A letter from Visa to the UK Treasury Select Committee, documenting details behind the recent outage which left millions of people unable to complete card transactions, reinforces a critical challenge that organizations face when exposed to a ‘partial failure’ of IT infrastructure. This is according to Peter Groucutt, managing director of Databarracks.
Visa revealed that a ‘rare defect’ to a switch caused a partial failure in its primary UK data centre. The issue delayed its secondary data centre from assuming responsibility for handling all of its card transactions taking place and was the root-cause behind millions of failed card transactions, over 10 hours on Friday 1st June 2018.
In the wake of the outage the Treasury Select Committee contacted the payments firm, seeking clarification over the cause of the outage and assurances to what action Visa is taking to prevent a repeat. Amongst the findings, a number of lessons can be learned says Groucutt:
“Businesses are often better prepared for a complete outage than ‘partial failures’. When a system fails completely the process to failover is more clearly defined. Partial failures however, make that change-over difficult. Once the problem has been identified, you have to make the decision to either fully switch to the secondary system or fix the problem on the primary. Defining the point at which to failover is specific to each organization and the issue you are dealing with.

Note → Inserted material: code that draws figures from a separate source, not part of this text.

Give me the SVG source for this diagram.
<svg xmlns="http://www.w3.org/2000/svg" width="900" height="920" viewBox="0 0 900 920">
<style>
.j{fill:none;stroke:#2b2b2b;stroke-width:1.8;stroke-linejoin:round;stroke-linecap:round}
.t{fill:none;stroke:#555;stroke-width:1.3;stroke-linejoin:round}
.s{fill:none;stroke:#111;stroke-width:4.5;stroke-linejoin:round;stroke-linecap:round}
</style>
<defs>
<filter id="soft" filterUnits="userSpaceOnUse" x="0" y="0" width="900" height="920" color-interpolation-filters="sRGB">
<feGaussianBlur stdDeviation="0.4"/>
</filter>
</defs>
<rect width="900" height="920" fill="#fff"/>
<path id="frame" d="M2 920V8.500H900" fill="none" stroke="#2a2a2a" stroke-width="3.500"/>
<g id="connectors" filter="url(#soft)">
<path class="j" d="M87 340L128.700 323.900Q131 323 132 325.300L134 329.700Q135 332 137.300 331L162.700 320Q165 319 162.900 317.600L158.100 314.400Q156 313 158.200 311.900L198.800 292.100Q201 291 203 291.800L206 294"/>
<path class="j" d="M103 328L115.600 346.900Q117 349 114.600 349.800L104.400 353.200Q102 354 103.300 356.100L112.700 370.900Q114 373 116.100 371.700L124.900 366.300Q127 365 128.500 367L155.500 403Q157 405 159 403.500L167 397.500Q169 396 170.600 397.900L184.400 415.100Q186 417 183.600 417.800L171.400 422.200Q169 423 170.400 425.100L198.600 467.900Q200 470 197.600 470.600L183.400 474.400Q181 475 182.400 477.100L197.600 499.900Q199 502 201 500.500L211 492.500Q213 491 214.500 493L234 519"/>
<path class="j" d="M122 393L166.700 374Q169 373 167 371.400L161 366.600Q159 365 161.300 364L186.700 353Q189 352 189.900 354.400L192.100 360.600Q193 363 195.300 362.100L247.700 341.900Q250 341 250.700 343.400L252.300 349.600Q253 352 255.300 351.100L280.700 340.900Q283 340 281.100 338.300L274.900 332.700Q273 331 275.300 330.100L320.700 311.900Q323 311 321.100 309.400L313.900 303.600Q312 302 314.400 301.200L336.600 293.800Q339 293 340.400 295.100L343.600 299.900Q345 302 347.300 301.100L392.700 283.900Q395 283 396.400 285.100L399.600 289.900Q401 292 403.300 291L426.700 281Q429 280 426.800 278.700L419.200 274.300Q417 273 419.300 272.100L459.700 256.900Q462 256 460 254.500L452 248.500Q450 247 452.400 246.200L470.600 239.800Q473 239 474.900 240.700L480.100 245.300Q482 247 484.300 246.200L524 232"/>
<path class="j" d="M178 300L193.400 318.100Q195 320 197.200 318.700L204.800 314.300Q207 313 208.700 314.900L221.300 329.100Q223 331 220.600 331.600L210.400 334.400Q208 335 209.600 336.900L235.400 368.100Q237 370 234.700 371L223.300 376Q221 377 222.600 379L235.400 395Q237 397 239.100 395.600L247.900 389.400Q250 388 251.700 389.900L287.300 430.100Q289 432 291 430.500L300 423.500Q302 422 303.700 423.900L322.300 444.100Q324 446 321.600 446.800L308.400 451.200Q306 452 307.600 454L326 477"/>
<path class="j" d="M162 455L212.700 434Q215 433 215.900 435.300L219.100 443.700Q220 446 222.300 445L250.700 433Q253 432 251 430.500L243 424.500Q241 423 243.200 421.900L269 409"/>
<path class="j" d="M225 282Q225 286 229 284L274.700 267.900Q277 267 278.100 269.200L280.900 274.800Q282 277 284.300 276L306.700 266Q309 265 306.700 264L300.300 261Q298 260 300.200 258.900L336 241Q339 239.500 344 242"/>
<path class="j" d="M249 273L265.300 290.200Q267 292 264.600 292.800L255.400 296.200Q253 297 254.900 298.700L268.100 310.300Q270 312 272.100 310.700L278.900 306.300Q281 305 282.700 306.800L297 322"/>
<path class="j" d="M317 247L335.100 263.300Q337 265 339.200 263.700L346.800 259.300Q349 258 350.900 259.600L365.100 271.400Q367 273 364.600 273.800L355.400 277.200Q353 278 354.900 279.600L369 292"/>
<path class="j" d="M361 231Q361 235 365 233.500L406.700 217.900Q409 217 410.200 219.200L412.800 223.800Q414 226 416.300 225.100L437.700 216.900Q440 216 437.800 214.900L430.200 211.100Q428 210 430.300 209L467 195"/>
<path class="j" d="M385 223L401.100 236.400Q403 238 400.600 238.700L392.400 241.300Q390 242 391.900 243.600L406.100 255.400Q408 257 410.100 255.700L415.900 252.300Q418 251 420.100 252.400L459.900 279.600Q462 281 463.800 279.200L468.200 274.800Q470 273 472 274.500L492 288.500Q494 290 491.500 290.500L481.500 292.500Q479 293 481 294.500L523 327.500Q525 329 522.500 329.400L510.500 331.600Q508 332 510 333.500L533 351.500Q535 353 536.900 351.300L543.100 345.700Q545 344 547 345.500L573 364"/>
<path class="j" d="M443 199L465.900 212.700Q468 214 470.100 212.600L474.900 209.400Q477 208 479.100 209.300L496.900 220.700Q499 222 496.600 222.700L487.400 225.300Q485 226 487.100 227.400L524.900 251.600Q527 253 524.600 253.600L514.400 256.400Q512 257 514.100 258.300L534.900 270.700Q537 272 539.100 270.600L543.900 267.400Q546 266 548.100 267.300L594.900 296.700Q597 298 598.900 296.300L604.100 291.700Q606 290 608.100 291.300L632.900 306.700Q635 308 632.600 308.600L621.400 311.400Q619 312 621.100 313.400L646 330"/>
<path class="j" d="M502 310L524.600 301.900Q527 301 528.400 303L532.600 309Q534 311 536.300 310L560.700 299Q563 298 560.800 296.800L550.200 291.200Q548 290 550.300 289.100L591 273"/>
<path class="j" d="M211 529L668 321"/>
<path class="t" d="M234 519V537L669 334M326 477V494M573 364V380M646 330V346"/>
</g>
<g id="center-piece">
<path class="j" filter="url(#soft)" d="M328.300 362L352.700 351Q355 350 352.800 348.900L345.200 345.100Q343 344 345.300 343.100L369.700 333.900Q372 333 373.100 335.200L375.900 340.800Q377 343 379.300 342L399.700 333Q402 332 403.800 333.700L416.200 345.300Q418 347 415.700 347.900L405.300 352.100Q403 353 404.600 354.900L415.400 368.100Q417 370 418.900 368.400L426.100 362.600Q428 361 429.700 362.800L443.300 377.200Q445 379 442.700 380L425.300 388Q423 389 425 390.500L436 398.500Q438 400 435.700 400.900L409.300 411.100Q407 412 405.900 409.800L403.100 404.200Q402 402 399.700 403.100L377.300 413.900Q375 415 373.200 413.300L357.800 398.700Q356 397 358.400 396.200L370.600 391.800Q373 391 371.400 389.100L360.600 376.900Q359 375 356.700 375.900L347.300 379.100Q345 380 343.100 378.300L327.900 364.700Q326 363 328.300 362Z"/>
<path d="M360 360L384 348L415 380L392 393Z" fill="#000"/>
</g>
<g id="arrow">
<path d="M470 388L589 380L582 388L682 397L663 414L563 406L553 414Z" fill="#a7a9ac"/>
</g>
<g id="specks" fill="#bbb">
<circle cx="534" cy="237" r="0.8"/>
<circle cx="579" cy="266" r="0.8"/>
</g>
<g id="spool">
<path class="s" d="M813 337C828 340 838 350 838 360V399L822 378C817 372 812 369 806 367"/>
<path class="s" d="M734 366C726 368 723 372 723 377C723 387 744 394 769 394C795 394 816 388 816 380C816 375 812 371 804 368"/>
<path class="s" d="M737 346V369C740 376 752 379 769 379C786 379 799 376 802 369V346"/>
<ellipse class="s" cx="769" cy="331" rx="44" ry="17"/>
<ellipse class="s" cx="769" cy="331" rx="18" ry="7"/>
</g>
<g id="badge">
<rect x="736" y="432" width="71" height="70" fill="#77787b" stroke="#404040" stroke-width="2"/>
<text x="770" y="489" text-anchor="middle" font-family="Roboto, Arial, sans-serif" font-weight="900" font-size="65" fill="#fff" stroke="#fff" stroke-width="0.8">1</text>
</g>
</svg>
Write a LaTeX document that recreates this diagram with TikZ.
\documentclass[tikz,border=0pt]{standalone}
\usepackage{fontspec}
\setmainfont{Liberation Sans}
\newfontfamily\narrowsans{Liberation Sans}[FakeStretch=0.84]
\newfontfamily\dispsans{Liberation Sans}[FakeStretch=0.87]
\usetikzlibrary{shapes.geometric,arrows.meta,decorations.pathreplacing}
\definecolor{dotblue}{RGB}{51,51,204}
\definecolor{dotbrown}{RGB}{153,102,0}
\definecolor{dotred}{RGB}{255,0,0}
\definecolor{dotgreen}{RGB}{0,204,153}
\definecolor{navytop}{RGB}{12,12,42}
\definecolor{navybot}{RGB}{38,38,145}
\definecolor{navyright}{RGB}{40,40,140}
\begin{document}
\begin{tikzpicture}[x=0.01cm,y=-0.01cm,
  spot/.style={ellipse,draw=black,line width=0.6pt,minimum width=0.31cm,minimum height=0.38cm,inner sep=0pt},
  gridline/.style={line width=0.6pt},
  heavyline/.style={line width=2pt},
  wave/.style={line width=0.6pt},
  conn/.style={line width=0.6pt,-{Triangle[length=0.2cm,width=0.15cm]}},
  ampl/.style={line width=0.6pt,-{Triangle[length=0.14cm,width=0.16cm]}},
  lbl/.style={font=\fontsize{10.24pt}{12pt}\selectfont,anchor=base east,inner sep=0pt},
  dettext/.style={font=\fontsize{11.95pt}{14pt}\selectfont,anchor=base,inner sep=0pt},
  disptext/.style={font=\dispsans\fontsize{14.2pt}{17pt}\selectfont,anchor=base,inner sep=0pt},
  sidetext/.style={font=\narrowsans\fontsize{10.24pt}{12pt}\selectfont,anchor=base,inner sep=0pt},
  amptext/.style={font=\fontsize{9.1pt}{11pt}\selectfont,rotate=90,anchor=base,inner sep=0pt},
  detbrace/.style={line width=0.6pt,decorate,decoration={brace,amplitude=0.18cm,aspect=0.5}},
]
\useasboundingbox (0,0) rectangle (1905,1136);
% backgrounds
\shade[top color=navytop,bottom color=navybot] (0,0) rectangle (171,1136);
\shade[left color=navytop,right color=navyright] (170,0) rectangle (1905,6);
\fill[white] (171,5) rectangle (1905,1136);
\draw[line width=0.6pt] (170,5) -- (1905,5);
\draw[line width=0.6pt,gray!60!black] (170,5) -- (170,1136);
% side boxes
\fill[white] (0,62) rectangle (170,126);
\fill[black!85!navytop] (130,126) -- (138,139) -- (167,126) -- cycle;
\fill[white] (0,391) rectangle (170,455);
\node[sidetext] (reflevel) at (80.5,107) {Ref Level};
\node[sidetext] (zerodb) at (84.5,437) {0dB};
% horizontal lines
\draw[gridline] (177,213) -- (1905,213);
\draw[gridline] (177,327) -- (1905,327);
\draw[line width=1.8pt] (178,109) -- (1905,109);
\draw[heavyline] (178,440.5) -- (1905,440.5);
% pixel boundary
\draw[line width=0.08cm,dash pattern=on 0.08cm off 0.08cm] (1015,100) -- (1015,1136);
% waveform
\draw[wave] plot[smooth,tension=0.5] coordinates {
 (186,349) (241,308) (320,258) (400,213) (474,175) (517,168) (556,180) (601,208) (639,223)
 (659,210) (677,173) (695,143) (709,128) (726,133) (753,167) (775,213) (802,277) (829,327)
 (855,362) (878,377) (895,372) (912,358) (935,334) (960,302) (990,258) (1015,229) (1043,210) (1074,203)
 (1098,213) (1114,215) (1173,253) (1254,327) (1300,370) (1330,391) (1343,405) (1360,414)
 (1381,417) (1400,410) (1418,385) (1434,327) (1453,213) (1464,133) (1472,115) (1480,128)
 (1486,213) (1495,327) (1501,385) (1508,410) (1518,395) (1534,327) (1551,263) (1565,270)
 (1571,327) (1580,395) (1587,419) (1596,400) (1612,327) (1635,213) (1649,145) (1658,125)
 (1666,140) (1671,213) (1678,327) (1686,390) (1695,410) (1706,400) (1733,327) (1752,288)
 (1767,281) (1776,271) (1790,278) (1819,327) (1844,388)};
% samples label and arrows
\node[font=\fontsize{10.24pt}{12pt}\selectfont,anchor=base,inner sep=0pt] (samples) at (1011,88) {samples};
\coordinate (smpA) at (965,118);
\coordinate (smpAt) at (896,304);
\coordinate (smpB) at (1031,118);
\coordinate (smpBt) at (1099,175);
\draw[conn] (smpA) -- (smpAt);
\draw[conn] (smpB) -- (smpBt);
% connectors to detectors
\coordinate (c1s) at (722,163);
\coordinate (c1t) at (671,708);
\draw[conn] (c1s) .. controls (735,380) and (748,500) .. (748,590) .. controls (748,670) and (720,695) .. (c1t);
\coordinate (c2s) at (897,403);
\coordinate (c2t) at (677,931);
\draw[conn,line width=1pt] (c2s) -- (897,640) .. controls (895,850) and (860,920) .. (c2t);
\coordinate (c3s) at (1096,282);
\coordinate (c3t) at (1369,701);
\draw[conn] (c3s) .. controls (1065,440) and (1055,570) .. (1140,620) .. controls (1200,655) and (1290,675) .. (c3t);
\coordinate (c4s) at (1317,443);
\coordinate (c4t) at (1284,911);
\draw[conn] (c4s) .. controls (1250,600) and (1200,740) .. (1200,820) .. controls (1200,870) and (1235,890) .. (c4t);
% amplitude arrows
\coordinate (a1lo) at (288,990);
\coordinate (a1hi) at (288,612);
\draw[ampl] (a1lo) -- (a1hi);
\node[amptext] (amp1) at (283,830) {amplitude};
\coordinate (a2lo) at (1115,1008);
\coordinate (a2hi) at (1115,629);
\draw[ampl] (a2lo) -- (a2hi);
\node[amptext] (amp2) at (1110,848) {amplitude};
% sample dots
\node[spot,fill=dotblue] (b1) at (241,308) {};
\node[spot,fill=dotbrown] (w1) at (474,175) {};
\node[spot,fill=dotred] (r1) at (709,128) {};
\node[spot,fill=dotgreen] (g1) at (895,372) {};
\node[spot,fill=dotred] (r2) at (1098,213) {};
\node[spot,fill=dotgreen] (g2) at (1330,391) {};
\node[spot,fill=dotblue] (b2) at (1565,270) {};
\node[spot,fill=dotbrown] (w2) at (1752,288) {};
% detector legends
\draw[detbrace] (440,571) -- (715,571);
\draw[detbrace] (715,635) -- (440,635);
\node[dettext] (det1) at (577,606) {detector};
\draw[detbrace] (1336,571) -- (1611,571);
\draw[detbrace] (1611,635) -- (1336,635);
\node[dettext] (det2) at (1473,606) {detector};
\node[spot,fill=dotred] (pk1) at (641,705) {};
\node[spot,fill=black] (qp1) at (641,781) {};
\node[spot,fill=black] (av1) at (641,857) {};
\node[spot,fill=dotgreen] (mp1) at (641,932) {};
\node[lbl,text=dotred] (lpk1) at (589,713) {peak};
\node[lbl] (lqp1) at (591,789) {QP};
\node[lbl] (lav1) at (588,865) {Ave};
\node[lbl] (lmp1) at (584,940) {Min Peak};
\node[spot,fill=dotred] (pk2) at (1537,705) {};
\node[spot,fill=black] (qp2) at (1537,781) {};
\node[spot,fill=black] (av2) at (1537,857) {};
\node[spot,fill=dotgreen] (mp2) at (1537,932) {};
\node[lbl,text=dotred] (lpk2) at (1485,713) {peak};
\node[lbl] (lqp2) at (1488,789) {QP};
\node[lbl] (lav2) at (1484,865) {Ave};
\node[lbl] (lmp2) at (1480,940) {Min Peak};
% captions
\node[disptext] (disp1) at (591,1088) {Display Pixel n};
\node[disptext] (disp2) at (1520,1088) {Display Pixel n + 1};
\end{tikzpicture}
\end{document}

“A switch issue, for instance, will require a different response to a natural disaster. An organization with good incident and crisis management processes will have these processes in place – decisions will already have been made and documented, so in the event of an incident, a business knows exactly what to do.
“In practice, a business might decide that it can’t tolerate an outage of longer than four hours. If it takes two hours to be fully operational at a second site, it then leaves you a window of just two hours to fix that issue before committing to fail-over.
“We would expect Visa to have a very mature incident management process in place and based on the reports, that was absolutely the case. Partial failures can be very difficult to plan for and mange, but the issue was identified, and response protocols initiated.
“The lessons Visa can take from the incident is that they weren’t prepared for this particular partial failure and should address this by building new processes to allow the backup switch to take over. We can all do the same.
“It is a good idea to include issues like this in your testing. It’s not just switches – we’ve seen exactly this issue for UPS systems and generators too. An organization will have a testing schedule for each of these technologies, so it’s important to include the impact of partial failures to these. A business should think about how quickly it can identify what the issue is and importantly, the actions which then need to be taken to either fix the problem and recover or alternatively, manually take it offline and failover to a secondary site.”